Count the cash before the hours

The way the firm compensates its partners also affects the profitability.

A lot of firms focus on the number of hours billed. They look at the billings instead of the money realized and reward the partners for work that’s being done but hasn’t been collected on.

The reward should rest not on what gets billed but on how much cash a partner brings in “and how quickly the firm gets that cash.”

The partners who get their clients to pay fast should get a greater piece of the pie. And compensation for the partners who are slow to bring the money in “should be adjusted accordingly.”

A rough industry standard, he says, is 105 days. However, work such as personal injury can by nature lock up the receivables for several years.

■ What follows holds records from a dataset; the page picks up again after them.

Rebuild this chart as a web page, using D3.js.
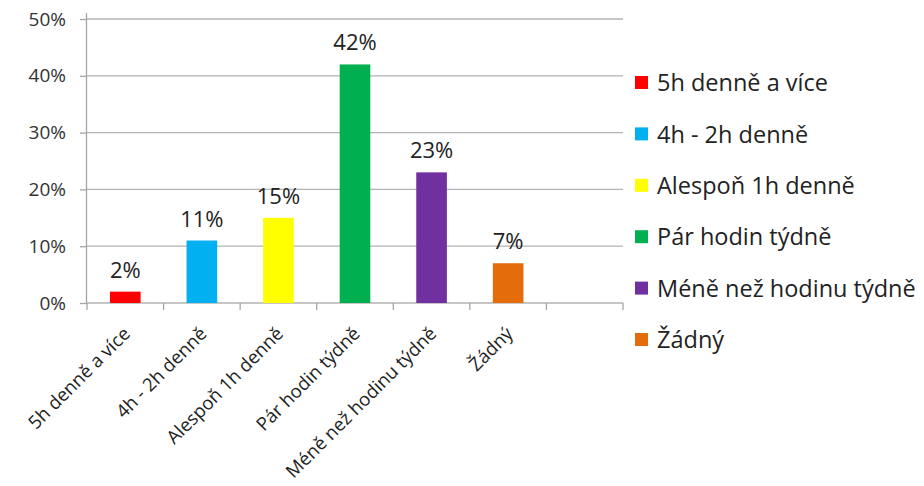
<!DOCTYPE html>
<html><head><meta charset="utf-8">
<script src="https://cdn.jsdelivr.net/npm/d3@7"></script>
<style>
html,body{margin:0;padding:0;background:#fff;}
svg{display:block;font-family:"Open Sans",sans-serif;}
</style></head>
<body><svg id="c" width="924" height="486"></svg>
<script>
const categories = ["5h denně a více","4h - 2h denně","Alespoň 1h denně","Pár hodin týdně","Méně než hodinu týdně","Žádný",""];
const values = [0.02,0.11,0.15,0.42,0.23,0.07,null];
const colors = ["#FF0000","#00B0F0","#FFFF00","#00B050","#7030A0","#E46C0A"];
const yTicks = [0,0.1,0.2,0.3,0.4,0.5];

const svg = d3.select("#c");
const L=87,R=623,T=19,B=303;
const x = d3.scaleBand().domain(d3.range(categories.length)).range([L,R]).paddingInner(0.6).paddingOuter(0.3);
const y = d3.scaleLinear().domain([0,0.5]).range([B,T]);
const fmt = d3.format(".0%");

// gridlines
svg.append("g").selectAll("line").data(yTicks).join("line")
  .attr("x1",L).attr("x2",R).attr("y1",d=>y(d)).attr("y2",d=>y(d))
  .attr("stroke","#B3B3B3").attr("stroke-width",1.3);

// y axis
const ya = svg.append("g").attr("transform",`translate(${L},0)`)
  .call(d3.axisLeft(y).tickValues(yTicks).tickFormat(fmt).tickSize(7).tickPadding(14));
ya.select(".domain").attr("stroke","#A6A6A6").attr("stroke-width",1.3).attr("d",`M-0.5,${T-6}V${B}`);
ya.selectAll(".tick line").attr("stroke","#A6A6A6").attr("stroke-width",1.3);
ya.selectAll(".tick text").attr("font-size",19).attr("fill","#333").attr("font-family","Open Sans");

// x axis boundary ticks
const bounds = d3.range(categories.length+1).map(i=>L+i*x.step());
svg.append("g").selectAll("line").data(bounds).join("line")
  .attr("x1",d=>d).attr("x2",d=>d).attr("y1",B).attr("y2",B+7)
  .attr("stroke","#A6A6A6").attr("stroke-width",1.3);

// bars
const data = values.map((v,i)=>({i,v})).filter(d=>d.v!==null);
svg.append("g").selectAll("rect").data(data).join("rect")
  .attr("x",d=>x(d.i)).attr("width",x.bandwidth())
  .attr("y",d=>y(d.v)).attr("height",d=>B-y(d.v))
  .attr("fill",d=>colors[d.i]);

// value labels
svg.append("g").selectAll("text").data(data).join("text")
  .attr("x",d=>x(d.i)+x.bandwidth()/2).attr("y",d=>y(d.v)-14)
  .attr("text-anchor","middle").attr("font-size",22).attr("fill","#222")
  .text(d=>fmt(d.v));

// x labels
svg.append("g").selectAll("text").data(categories).join("text")
  .attr("transform",(d,i)=>`translate(${x(i)+x.bandwidth()/2+6},${B+32}) rotate(-45)`)
  .attr("text-anchor","end").attr("font-size",18.5).attr("fill","#222")
  .text(d=>d);

// legend
const lg = svg.append("g");
const leg = lg.selectAll("g").data(categories.slice(0,6)).join("g")
  .attr("transform",(d,i)=>`translate(635,${83+i*51.4})`);
leg.append("rect").attr("x",0).attr("y",-7).attr("width",13).attr("height",13).attr("fill",(d,i)=>colors[i]);
leg.append("text").attr("x",22).attr("y",0).attr("dy","0.35em").attr("font-size",23.5).attr("fill","#222").text(d=>d);
</script></body></html>
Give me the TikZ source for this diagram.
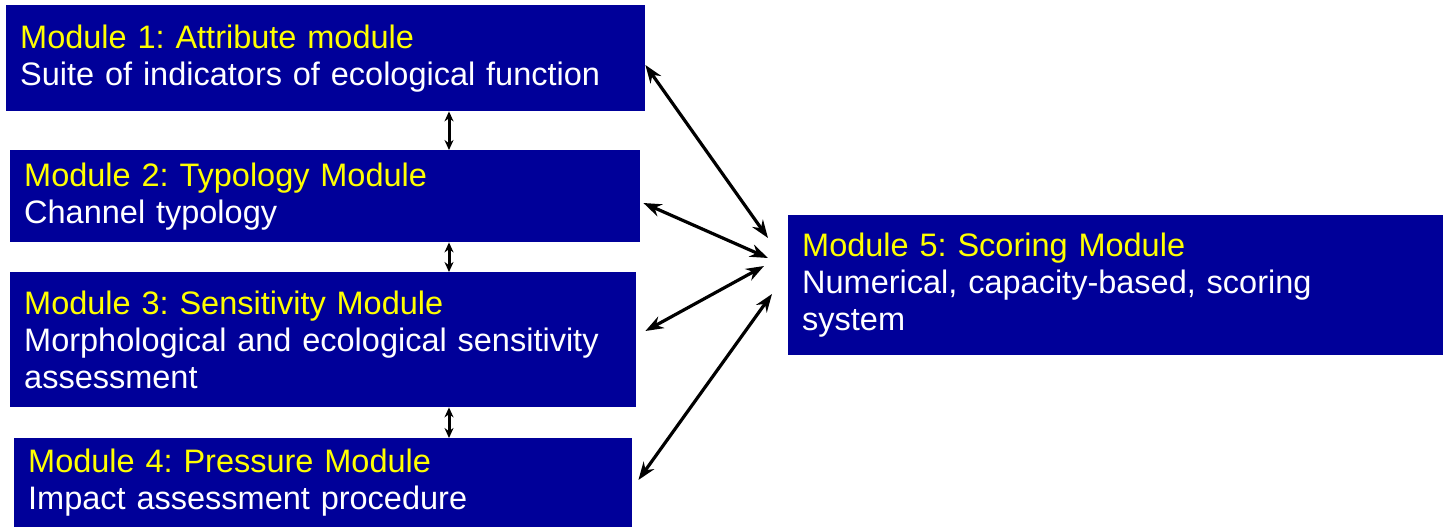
\documentclass[tikz,border=0pt]{standalone}
\usepackage{fontspec}
\setmainfont{Liberation Sans}
\usetikzlibrary{arrows.meta,positioning,calc}
\definecolor{modblue}{RGB}{0,0,153}
\definecolor{modyellow}{RGB}{255,255,0}
\frenchspacing

\begin{document}
\begin{tikzpicture}[
  x=1pt, y=-1pt,
  module/.style={fill=modblue, anchor=north west, inner xsep=14pt, inner ysep=0pt, align=left, text=white, font=\fontsize{32.5}{37}\selectfont},
  link/.style={{Stealth[length=18pt, width=13pt]}-{Stealth[length=18pt, width=13pt]}, line width=3.2pt},
  stack/.style={{Stealth[length=10pt, width=9pt]}-{Stealth[length=10pt, width=9pt]}, line width=3pt}
]
\useasboundingbox (0,0) rectangle (1443,527);

% Module boxes, left column
\node[module, minimum height=106pt, text width=611pt] (m1) at (6,5)
  {\textcolor{modyellow}{Module 1: Attribute module}\\Suite of indicators of ecological function};
\node[module, minimum height=92pt, text width=602pt] (m2) at (10,150)
  {\textcolor{modyellow}{Module 2: Typology Module}\\Channel typology};
\node[module, minimum height=135pt, text width=598pt] (m3) at (10,272)
  {\textcolor{modyellow}{Module 3: Sensitivity Module}\\Morphological and ecological sensitivity\\assessment};
\node[module, minimum height=89pt, text width=590pt] (m4) at (14,438)
  {\textcolor{modyellow}{Module 4: Pressure Module}\\Impact assessment procedure};

% Scoring module
\node[module, minimum height=140pt, text width=627pt] (m5) at (788,215)
  {\textcolor{modyellow}{Module 5: Scoring Module}\\Numerical, capacity-based, scoring\\system};

% arrow ends in front of the scoring module
\coordinate (e1) at (768,238);
\coordinate (e2) at (768,258);
\coordinate (e3) at (764,266);
\coordinate (e4) at (772,294);

% Arrows
\draw[stack] (m1.south -| 449,0) -- (m2.north -| 449,0);
\draw[stack] (m2.south -| 449,0) -- (m3.north -| 449,0);
\draw[stack] (m3.south -| 449,0) -- (m4.north -| 449,0);
\draw[link] ($(m1.north east)+(0,60)$) -- (e1);
\draw[link] ($(m2.north east)+(3,53)$) -- (e2);
\draw[link] ($(m3.north east)+(9,59)$) -- (e3);
\draw[link] ($(m4.north east)+(6,42)$) -- (e4);

\end{tikzpicture}
\end{document}
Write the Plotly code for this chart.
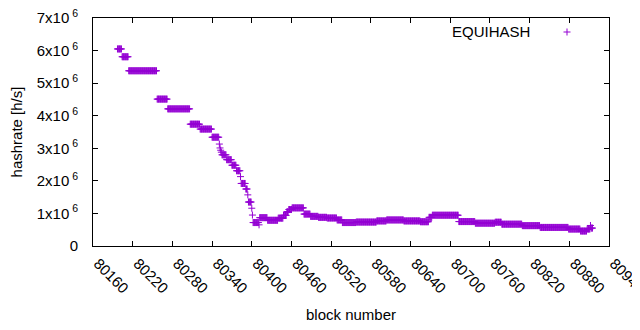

So if some partners are doing personal injury work and the others are doing business transactional work that gets paid regularly, the reward system needs to be set up to account for that.

But overall, no one should be rewarded for work that should have been paid for but hasn’t.

One partner, 40 paralegals

Leveraging the work is yet another profit enhancer.

The more the firm can hand over to the lower-paid billers, the better. The most successful firms “operate with high amounts of leveraging,” often as much as four associates and staff to one equity partner.

That leaves the partners doing only the work that requires their expertise, which in turn gives them time to spend recruiting high-profit clients, “which is what an equity partner should be doing.”

Leveraging’s greatest return comes from fixed-fee arrangements, Cameron says. And in terms of staff, the best return comes from paralegals, whose the ratio of billings to salary is sometimes as high as 4 to 1. It’s even been said that the ideal firm has 40 paralegals to one equity partner.

Making full use of its associates and paralegals as well as its secretaries, a firm can usually lower a client’s bill by 10% to 20% and still see a higher profit than if a partner did all the work.

He adds that clients not only want leveraging but expect it. As long as the work is done efficiently and effectively, they don’t care who does it. They want a reasonable bill.

Grow the top 20%; kill the bottom

Cameron further recommends staying constantly aware of the far ends of the business hyperbola.

General thinking is that the top 20% of the clients account for 80% of the profits. Meet with them regularly – and on the firm’s dime – to determine their level of satisfaction and also to ask if there are additional legal needs the firm can service.

It’s the managing partner who needs to do the talking: “Are we effective at what we do? Are you satisfied? Are we on budget? Are we on time?”

On the opposite end, evaluate the bottom 20% to see if some or all of those clients could be dropped.

Firms don’t think that way, he says. They take the approach of “we have 100 clients, and we’re going to allocate a bit of our time to each one.”

But the focus should be on maximizing the profitable work by getting all the business possible from the top 20% and replacing the bottom 20% with more from the other end of the curve.

He recommends classifying the clients according to how much profit each is producing as compared to the number of hours worked and the cash at the end of the day.

Then rate them perhaps as A, B, C, and D, with the D clients being the least profitable. The firm likely doesn’t want any more work from them.